Please, please don’t say “the correct thing to do is to ignore the subgroup identity.” If you want to ignore some information, that’s fine–in the context of the models you are using, it might even make sense. But Jeff and Justin and the rest of us use this additional information all the time, and we get a lot out of it. What we’re doing is not incorrect at all. It’s Bayesian inference. We set up a joint probability model and then work from it. If you want to criticize the probability model, that’s fine. If you want to criticize the entire Bayesian edifice, then you’ll have to go up against mountains of applied successes.
As I wrote earlier, you don’t have to be a Bayesian (or, I could say, you don’t have to be a Bayesian)–I have a great respect for the work of Hastie, Tibshirani, Robins, Rosenbaum, and many others who are developing methods outside the Bayesian framework)–but I think you’re on thin ice if you want to try to claim that Bayesian analysis is “incorrect.”
4. Jennifer and I and many others make the routine recommendation to exclude post-treatment variables from analysis. But, as both Pearl and Rubin have noted in different contexts, it can be a very good idea to include such variables–it’s just not a good idea to include them as regression predictors.) If the only think you’re allowed to do is regression (as in chapter 9 of ARM), then I think it’s a good idea to exclude post-treatment predictors. If you’re allowed more general models, then one can and should include them. I’m happy to have been corrected by both Pearl and Rubin on this one.

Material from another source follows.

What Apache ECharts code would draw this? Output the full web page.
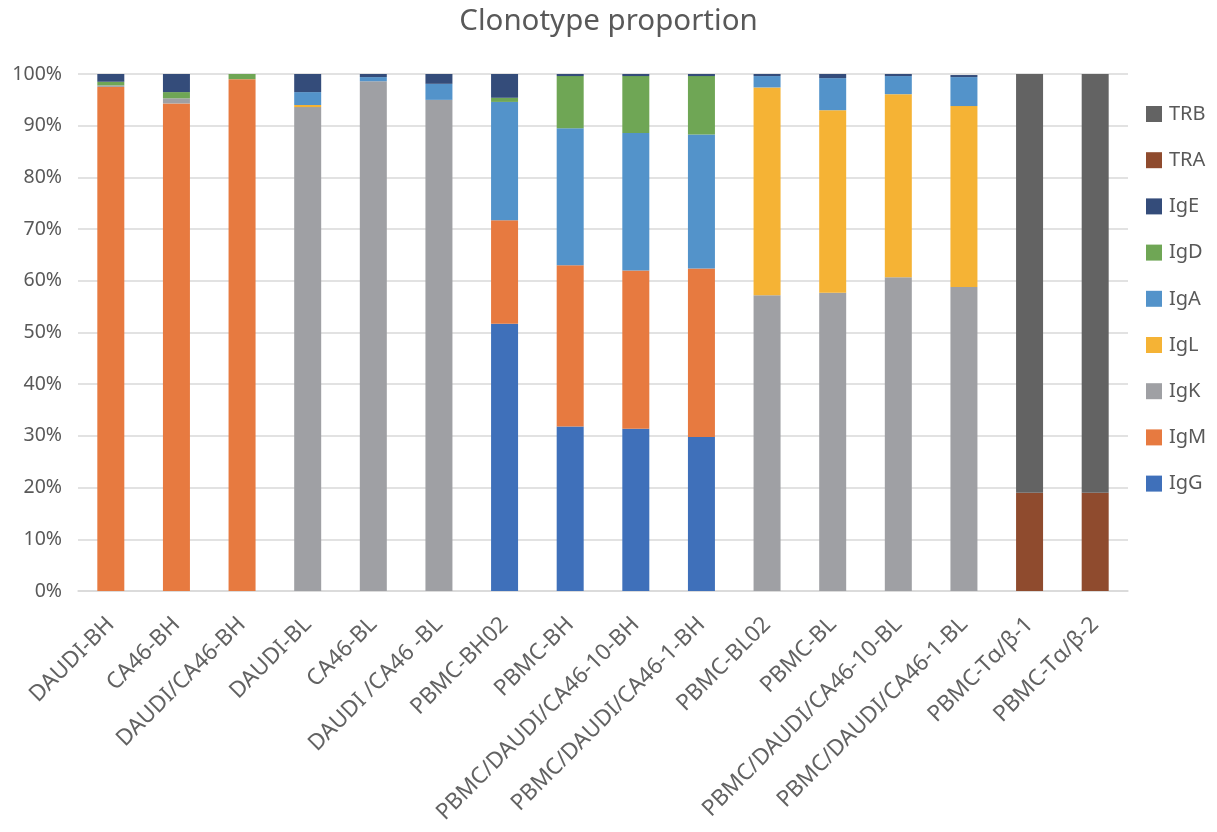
<!DOCTYPE html>
<html>
<head>
<meta charset="utf-8">
<script src="https://cdn.jsdelivr.net/npm/echarts@6/dist/echarts.min.js"></script>
<style>html,body{margin:0;padding:0;background:#fff;}#c{width:1217px;height:832px;}</style>
</head>
<body>
<div id="c"></div>
<script>
var categories = ["DAUDI-BH","CA46-BH","DAUDI/CA46-BH","DAUDI-BL","CA46-BL","DAUDI /CA46 -BL","PBMC-BH02","PBMC-BH","PBMC/DAUDI/CA46-10-BH","PBMC/DAUDI/CA46-1-BH","PBMC-BL02","PBMC-BL","PBMC/DAUDI/CA46-10-BL","PBMC/DAUDI/CA46-1-BL","PBMC-Tα/β-1","PBMC-Tα/β-2"];
var IgG = [0,0,0,0,0,0,51.7,31.8,31.4,29.8,0,0,0,0,0,0];
var IgM = [97.5,94.3,99.0,0,0,0,20.0,31.2,30.6,32.6,0,0,0,0,0,0];
var IgK = [0.3,1.0,0,93.6,98.6,95.0,0,0,0,0,57.2,57.7,60.7,58.8,0,0];
var IgL = [0,0,0,0.4,0,0,0,0,0,0,40.2,35.3,35.4,35.0,0,0];
var IgA = [0,0,0,2.5,0.8,3.1,22.9,26.5,26.6,25.9,2.2,6.2,3.5,5.6,0,0];
var IgD = [0.7,1.2,1.0,0,0,0,0.8,10.1,11.0,11.3,0,0,0,0,0,0];
var IgE = [1.5,3.5,0,3.5,0.6,1.9,4.6,0.4,0.4,0.4,0.4,0.8,0.5,0.4,0,0];
var TRA = [0,0,0,0,0,0,0,0,0,0,0,0,0,0,19.0,19.0];
var TRB = [0,0,0,0,0,0,0,0,0,0,0,0,0,0,81.0,81.0];
var yTicks = [0,10,20,30,40,50,60,70,80,90,100];

var seriesDefs = [
  ["IgG", IgG, "#3F70BA"],
  ["IgM", IgM, "#E77A40"],
  ["IgK", IgK, "#9FA0A4"],
  ["IgL", IgL, "#F5B335"],
  ["IgA", IgA, "#5393CA"],
  ["IgD", IgD, "#6FA655"],
  ["IgE", IgE, "#344C7A"],
  ["TRA", TRA, "#8F4B2E"],
  ["TRB", TRB, "#636363"]
];
var font = "'Noto Sans', 'Open Sans', sans-serif";
var series = seriesDefs.map(function(d){
  return {
    name: d[0], type: 'bar', stack: 'total', barWidth: 27,
    data: d[1].map(function(v){ return v === 0 ? null : v; }),
    itemStyle: {color: d[2]}
  };
});
var chart = echarts.init(document.getElementById('c'));
chart.setOption({
  animation: false,
  title: {
    text: 'Clonotype proportion', left: 'center', top: 2,
    textStyle: {fontFamily: font, fontSize: 29.5, fontWeight: 'normal', color: '#595959'}
  },
  legend: {
    orient: 'vertical', left: 1141, top: 99, itemGap: 26.2,
    itemWidth: 16, itemHeight: 16, icon: 'rect',
    data: seriesDefs.map(function(d){return d[0];}).reverse(),
    textStyle: {fontFamily: font, fontSize: 20, color: '#595959', padding: [0,0,0,2]}
  },
  grid: {left: 78, right: 89, top: 74, bottom: 241, containLabel: false},
  xAxis: {
    type: 'category', data: categories,
    axisLine: {lineStyle: {color: '#d9d9d9', width: 1.5}},
    axisTick: {show: false},
    axisLabel: {interval: 0, rotate: 45, fontFamily: font, fontSize: 22.5, color: '#626262', margin: 30}
  },
  yAxis: {
    type: 'value', min: 0, max: 100, interval: 10,
    axisLine: {show: false}, axisTick: {show: false},
    axisLabel: {fontFamily: font, fontSize: 19.5, color: '#595959', margin: 16,
      formatter: function(v){ return yTicks.indexOf(v) >= 0 ? v + '%' : ''; }},
    splitLine: {lineStyle: {color: '#d9d9d9', width: 1.5}}
  },
  series: series
});
</script>
</body>
</html>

5. As I noted yesterday (see second-to-last item here), all statistical methods have holes. This is what motivates us to consider new conceptual frameworks as well as incremental improvements in the systems with which we are most familiar.
Summary . . . so far
I doubt this discussion is over yet, but I hope the above notes will settle some points. In particular:
– I accept (on authority of Pearl, Wasserman, etc.) that Pearl has proved the mathematical equivalence of his framework and Rubin’s. This, along with Pearl’s other claim that Rubin and Rosenbaum have made major blunders in applied causal inference (a claim that I doubt), leads me to believe that Pearl’s axioms are in some way not appropriate to the sorts of problems that Rubin, Rosenbaum, and I work on: social and environmental problems that don’t have clean mechanistic causation stories. Pearl believes his axioms do apply to these problems, but then again he doesn’t have the extensive experience that Rosenbaum and Rubin have. So I think it’s very reasonable to suppose that his axioms aren’t quite appropriate here.
– Poststratification works just fine. It’s straightforward Bayesian inference, nothing to do with causality at all.
– I have been sloppy when telling people not to include post-treatment variables. Both Rubin and Pearl, in their different ways, have been more precise about this.
– Much of this discussion is motivated by the fact, that, in practice, none of these methods currently solves all our applied problems in the way that we would like. I’m still struggling with various problems in descriptive/predictive modeling, and causation is even harder!
– Along with this, taste–that is, working with methods we’re familiar with–matters. Any of these methods is only as good as the models we put into them, and we typically are better modelers when we use languages with which we’re more familiar. (But not always. Sometimes it helps to liberate oneself, try something new, and break out of the implicit constraints we’ve been working on.)